Volunteer organizers say the financial and logistical scope of the effort to preserve Durward’s Glen, 35 miles north of Madison, is probably unlike anything else undertaken in the country; and it’s all being done by volunteers.

The center, deep within the bluffs of Devil’s Lake State Park, includes a historic chapel, religious shrine, artist’s cabin and 124-year-old stone house.

The core group of 10 volunteers -- who have incorporated and set up a board of directors -- worry that their facility would go to a developer, who might raze the site. Bernard Isaac Durward, a devout lay Catholic who was a poet and artist, started the center almost 150 years ago. The owners -- the Order of St. Camillus in Milwaukee and the College of St.

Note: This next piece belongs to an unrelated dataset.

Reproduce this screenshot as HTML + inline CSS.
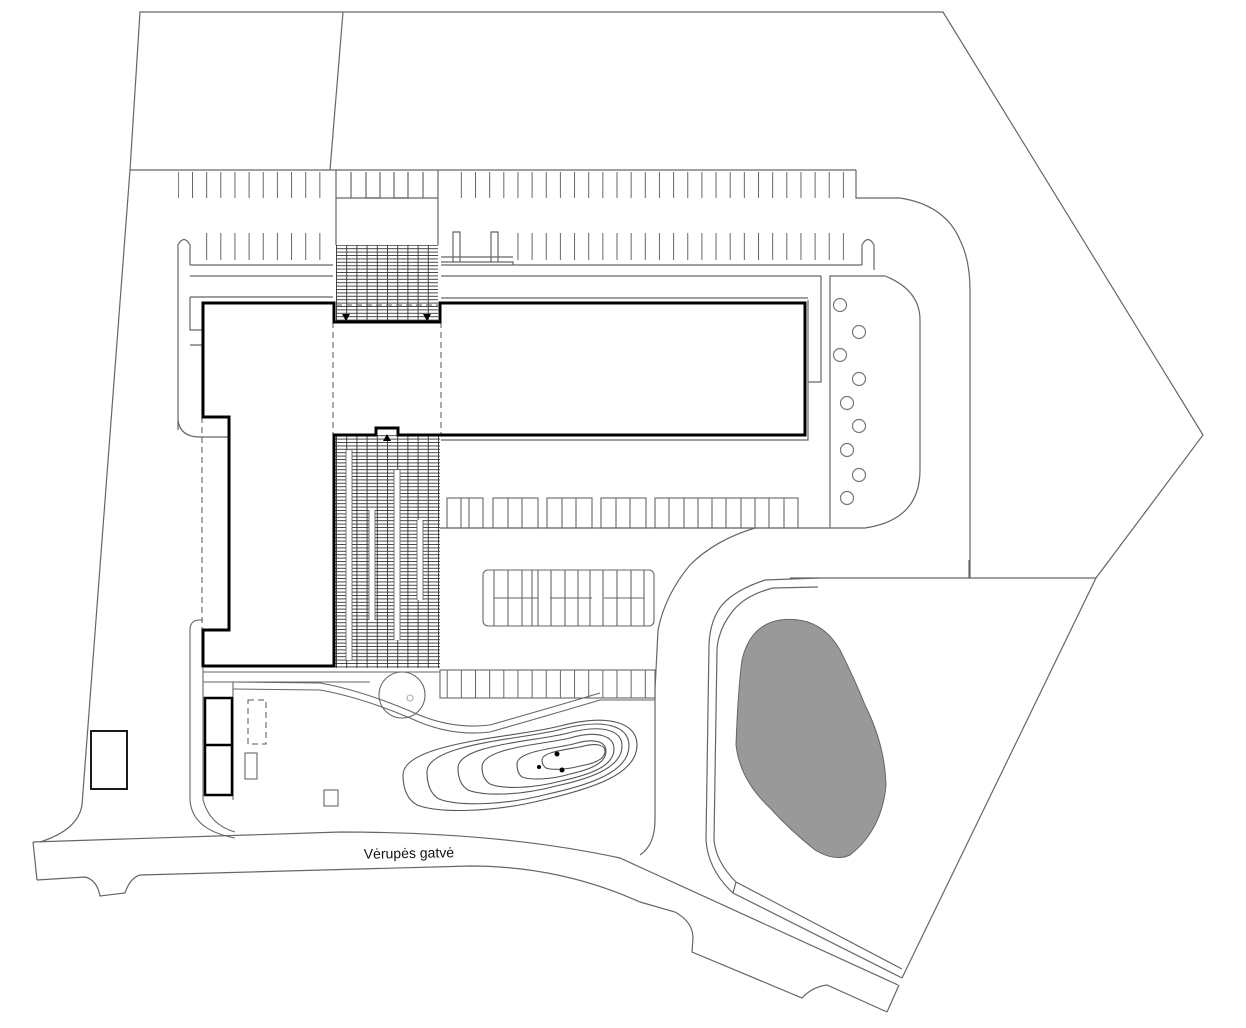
<!DOCTYPE html>
<html><head><meta charset="utf-8"><style>
html,body{margin:0;padding:0;background:#fff;}
svg{display:block}
text{font-family:"Liberation Sans",sans-serif;}
</style></head><body>
<svg width="1246" height="1028" viewBox="0 0 1246 1028" xmlns="http://www.w3.org/2000/svg">
<defs>
<pattern id="stallA" x="192" y="0" width="14.15" height="1028" patternUnits="userSpaceOnUse"><line x1="0.5" y1="0" x2="0.5" y2="1028" stroke="#666" stroke-width="1"/></pattern>
<pattern id="pave" x="336" y="0" width="10.2" height="3.4" patternUnits="userSpaceOnUse"><rect width="10.2" height="3.4" fill="#fff"/><line x1="0" y1="0.5" x2="10.2" y2="0.5" stroke="#333" stroke-width="0.9"/><line x1="0.5" y1="0" x2="0.5" y2="3.4" stroke="#333" stroke-width="0.9"/></pattern>
</defs>
<g fill="none" stroke="#666" stroke-width="1.2">
<polyline points="130,170 140,12 943,12 1203,435 1096,578 902,978"/>
<line x1="343" y1="12" x2="330" y2="170"/>
<line x1="130" y1="170" x2="856" y2="170"/>
<path d="M130,170 L82,805 Q78,830 40,842"/>
<!-- road -->
<path d="M33,842 L340,832 Q500,832 620,858 L898,985"/>
<path d="M37,880 L85,877 Q97,880 100,896 L125,893 Q130,878 140,875 L470,866 Q560,866 640,902 L675,912 Q693,922 693,938 L692,952 L802,998 Q812,987 827,985 L887,1012"/>
<line x1="33" y1="842" x2="37" y2="880"/>
<line x1="887" y1="1012" x2="899" y2="985"/>
<!-- pond parcel -->
<line x1="790" y1="578" x2="1096" y2="578"/>
<line x1="969" y1="578" x2="969" y2="560"/>
<path d="M818,578 L765,580 Q735,590 722,605 Q710,620 709,645 L706,840 Q708,870 733,893 L902,978"/>
<path d="M818,587 L773,588 Q745,595 732,612 Q718,630 717,650 L714,840 Q716,862 736,882 L902,969"/>
<path d="M733,893 L736,882"/>
<!-- right road -->
<path d="M856,170 L856,198 L900,198 Q945,205 960,240 Q970,260 970,290 L970,578"/>
<path d="M755,528 Q715,540 690,565 Q665,595 658,630 L655,690 L655,820 Q655,845 640,855"/>
<path d="M830,276 L885,276 Q920,290 920,320 L920,470 Q920,520 865,528 L830,528 Z"/>
<line x1="438" y1="528" x2="830" y2="528"/>
<rect x="178" y="172" width="155" height="26" fill="url(#stallA)" stroke="none"/>
<rect x="450" y="172" width="400" height="26" fill="url(#stallA)" stroke="none"/>
<rect x="200" y="233" width="133" height="27" fill="url(#stallA)" stroke="none"/>
<rect x="506" y="233" width="338" height="27" fill="url(#stallA)" stroke="none"/>
<line x1="190" y1="265" x2="333" y2="265"/>
<line x1="441" y1="265" x2="862" y2="265"/>
<line x1="190" y1="276" x2="333" y2="276"/>
<line x1="441" y1="276" x2="821" y2="276"/>
<line x1="190" y1="297" x2="333" y2="297"/>
<line x1="441" y1="298" x2="808" y2="298"/>
<path d="M821,276 L821,382 L808,382"/>
<path d="M808,300 L808,440 L441,440"/>
<path d="M178,430 L178,245 Q184,234 190,245 L190,265"/>
<path d="M862,265 L862,245 Q868,234 874,245 L874,270"/>
<path d="M178,420 Q180,437 200,437 L229,437"/>
<path d="M190,297 L190,330 L202,330"/>
<path d="M190,345 L202,345 L202,415"/>
<line x1="336" y1="170" x2="336" y2="245"/>
<line x1="438" y1="170" x2="438" y2="245"/>
<line x1="336" y1="198" x2="438" y2="198"/>
<polyline points="351,172 351,198"/><polyline points="366,172 366,198 380,198 380,172"/><polyline points="394,172 394,198 408,198 408,172"/><polyline points="423,172 423,198"/>
<path d="M453,262 L453,232 L460,232 L460,262 M491,262 L491,232 L498,232 L498,262 M441,257 L513,257 M441,262 L513,262 L513,265"/>
</g>
<rect x="336" y="245" width="102" height="77" fill="url(#pave)"/>
<rect x="334" y="435" width="106" height="233" fill="url(#pave)"/>
<g stroke="#fff" stroke-width="6">
<line x1="349" y1="450" x2="349" y2="660"/><line x1="372" y1="510" x2="372" y2="620"/><line x1="397" y1="470" x2="397" y2="640"/><line x1="420" y1="520" x2="420" y2="600"/>
</g>
<g stroke="#555" stroke-width="0.8"><line x1="346" y1="450" x2="346" y2="660"/><line x1="352" y1="450" x2="352" y2="660"/><line x1="369" y1="510" x2="369" y2="620"/><line x1="375" y1="510" x2="375" y2="620"/><line x1="394" y1="470" x2="394" y2="640"/><line x1="400" y1="470" x2="400" y2="640"/><line x1="417" y1="520" x2="417" y2="600"/><line x1="423" y1="520" x2="423" y2="600"/></g>
<g fill="none" stroke="#555" stroke-width="1" stroke-dasharray="6,4">
<line x1="333" y1="322" x2="333" y2="435"/><line x1="441" y1="322" x2="441" y2="435"/>
<line x1="336" y1="305" x2="438" y2="305"/>
<line x1="202" y1="417" x2="202" y2="630"/>
<rect x="248" y="700" width="18" height="44"/>
</g>
<path d="M203,303 L334,303 L334,322 L440,322 L440,303 L805,303 L805,435 L398,435 L398,428 L376,428 L376,435 L334,435 L334,666 L203,666 L203,630 L229,630 L229,417 L203,417 Z" fill="none" stroke="#000" stroke-width="3"/>
<polygon points="342,314 350,314 346,321" fill="#000"/><polygon points="423,314 431,314 427,321" fill="#000"/><polygon points="383,441 391,441 387,434" fill="#000"/>
<g fill="#fff" stroke="#777" stroke-width="1.2">
<circle cx="840" cy="305" r="6.5"/><circle cx="859" cy="332" r="6.5"/><circle cx="840" cy="355" r="6.5"/><circle cx="859" cy="379" r="6.5"/><circle cx="847" cy="403" r="6.5"/><circle cx="859" cy="426" r="6.5"/><circle cx="847" cy="450" r="6.5"/><circle cx="859" cy="475" r="6.5"/><circle cx="847" cy="498" r="6.5"/>
</g>
<g fill="none" stroke="#666" stroke-width="1.1">
<rect x="447" y="498" width="36" height="30"/><line x1="461" y1="498" x2="461" y2="528"/><line x1="469" y1="498" x2="469" y2="528"/>
<rect x="493" y="498" width="45" height="30"/><line x1="508" y1="498" x2="508" y2="528"/><line x1="522" y1="498" x2="522" y2="528"/>
<rect x="547" y="498" width="45" height="30"/><line x1="562" y1="498" x2="562" y2="528"/><line x1="576" y1="498" x2="576" y2="528"/>
<rect x="601" y="498" width="45" height="30"/><line x1="616" y1="498" x2="616" y2="528"/><line x1="630" y1="498" x2="630" y2="528"/>
<rect x="655" y="498" width="143" height="30"/>
<line x1="669" y1="498" x2="669" y2="528"/><line x1="684" y1="498" x2="684" y2="528"/><line x1="698" y1="498" x2="698" y2="528"/><line x1="712" y1="498" x2="712" y2="528"/><line x1="726" y1="498" x2="726" y2="528"/><line x1="741" y1="498" x2="741" y2="528"/><line x1="755" y1="498" x2="755" y2="528"/><line x1="769" y1="498" x2="769" y2="528"/><line x1="784" y1="498" x2="784" y2="528"/>
<rect x="483" y="570" width="171" height="56" rx="5"/>
<line x1="494" y1="570" x2="494" y2="626"/><line x1="508" y1="570" x2="508" y2="626"/><line x1="522" y1="570" x2="522" y2="626"/><line x1="532" y1="570" x2="532" y2="626"/><line x1="538" y1="570" x2="538" y2="626"/><line x1="551" y1="570" x2="551" y2="626"/><line x1="565" y1="570" x2="565" y2="626"/><line x1="578" y1="570" x2="578" y2="626"/><line x1="590" y1="570" x2="590" y2="626"/><line x1="603" y1="570" x2="603" y2="626"/><line x1="617" y1="570" x2="617" y2="626"/><line x1="631" y1="570" x2="631" y2="626"/><line x1="644" y1="570" x2="644" y2="626"/>
<line x1="494" y1="598" x2="538" y2="598"/><line x1="550" y1="598" x2="592" y2="598"/><line x1="604" y1="598" x2="644" y2="598"/>
</g>
<rect x="440" y="670" width="215" height="28" fill="url(#stallA)"/>
<g fill="none" stroke="#666" stroke-width="1.1">
<rect x="440" y="670" width="215" height="28"/>
<line x1="203" y1="672" x2="440" y2="672"/><line x1="203" y1="682" x2="370" y2="682"/>
<path d="M190,630 Q190,620 200,620 L203,620 M190,630 L190,800 Q192,830 235,838"/>
<path d="M203,668 L203,800 Q210,825 235,832"/>
<path d="M233,689 L320,690 Q360,697 410,718 Q450,737 490,732 Q560,712 600,700 L655,700"/>
<path d="M233,682 L320,683 Q360,690 410,711 Q450,730 490,725 Q560,705 600,693"/>
<line x1="233" y1="682" x2="233" y2="800"/>
<circle cx="402" cy="695" r="23"/>
<circle cx="410" cy="698" r="3" stroke="#aaa"/>
<path d="M205,698 L232,698 L232,795 L205,795 Z" stroke="#000" stroke-width="2.5"/>
<line x1="205" y1="745" x2="232" y2="745" stroke="#000" stroke-width="2.5"/>
<rect x="245" y="753" width="12" height="26"/>
<rect x="324" y="790" width="14" height="16"/>
<rect x="91" y="731" width="36" height="58" stroke="#000" stroke-width="1.8"/>
<g stroke="#555">
<path d="M403,775 C403,742 520,737 560,726 C609,713 637,723 637,745 C637,775 590,789 543,800 C490,813 438,813 417,805 C405,798 403,785 403,775Z"/>
<path d="M427,772 C427,743 528,739 562,729 C605,718 629,726 629,746 C629,772 589,785 548,794 C502,806 457,806 439,799 C429,793 427,782 427,772Z"/>
<path d="M458,768 C458,744 540,741 568,733 C602,724 622,730 622,746 C622,768 589,779 556,786 C519,796 483,796 468,790 C460,785 458,776 458,768Z"/>
<path d="M482,767 C482,747 548,744 570,738 C598,730 614,736 614,749 C614,767 588,775 561,781 C531,789 502,789 490,784 C484,780 482,774 482,767Z"/>
<path d="M517,764 C517,750 562,748 577,743 C595,738 606,742 606,751 C606,764 588,770 570,774 C550,780 530,780 522,777 C518,774 517,769 517,764Z"/>
<path d="M542,760 C542,751 573,749 584,746 C597,743 605,745 605,751 C605,760 592,764 580,766 C565,770 551,770 546,768 C543,766 542,763 542,760Z"/>
</g>
</g>
<circle cx="557" cy="754" r="2.5" fill="#000"/><circle cx="539" cy="767" r="2" fill="#000"/><circle cx="562" cy="770" r="2.5" fill="#000"/>
<path d="M780,620 Q820,615 840,650 Q855,680 865,705 Q885,745 886,785 Q882,830 850,855 Q835,862 815,850 Q790,830 770,808 Q740,780 736,745 Q738,690 742,660 Q750,625 780,620 Z" fill="#999" stroke="#666" stroke-width="1"/>
<text x="409" y="858" font-size="14" text-anchor="middle" fill="#111" transform="rotate(-1 409 858)">Vėrupės gatvė</text>
</svg>
</body></html>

Mary Magdalen in Warner, N.H. -- cited changing conditions for deciding to sell it a couple of years ago.

Volunteer Pam Quinlan said, “There is no other place like this. It is the holiest place you will ever see. The people are amazing who sustain this.”

The volunteer work is nothing small: Twenty-five hours a week are required just to clean the rooms. Shoveling snow is also a major chore, Quinlan said.

The initial sale price for the center was $1.5 million, but the volunteers bought it for $360,000, of which $250,000 is a loan that must be repaid.

The group raised more than $60,000 in less than a half year, and the center already has 24 weekends in 2012 booked.

“I think it’s a gift from God,” said Mardell Krejchik, 60, the center’s unpaid director. She noted that despite its beauty and serenity, the center is only five miles from Interstate 94 and the Wisconsin Dells resort area.

Krejchik added that the fact the center is Catholic is crucial to her. It is dedicated to Mary with a chapel made of hundreds of stone blocks and a picturesque statue.

The group would like to see a retired priest offer to live on site. There are Tuesday morning Masses and regular historic tours, Quinlan said.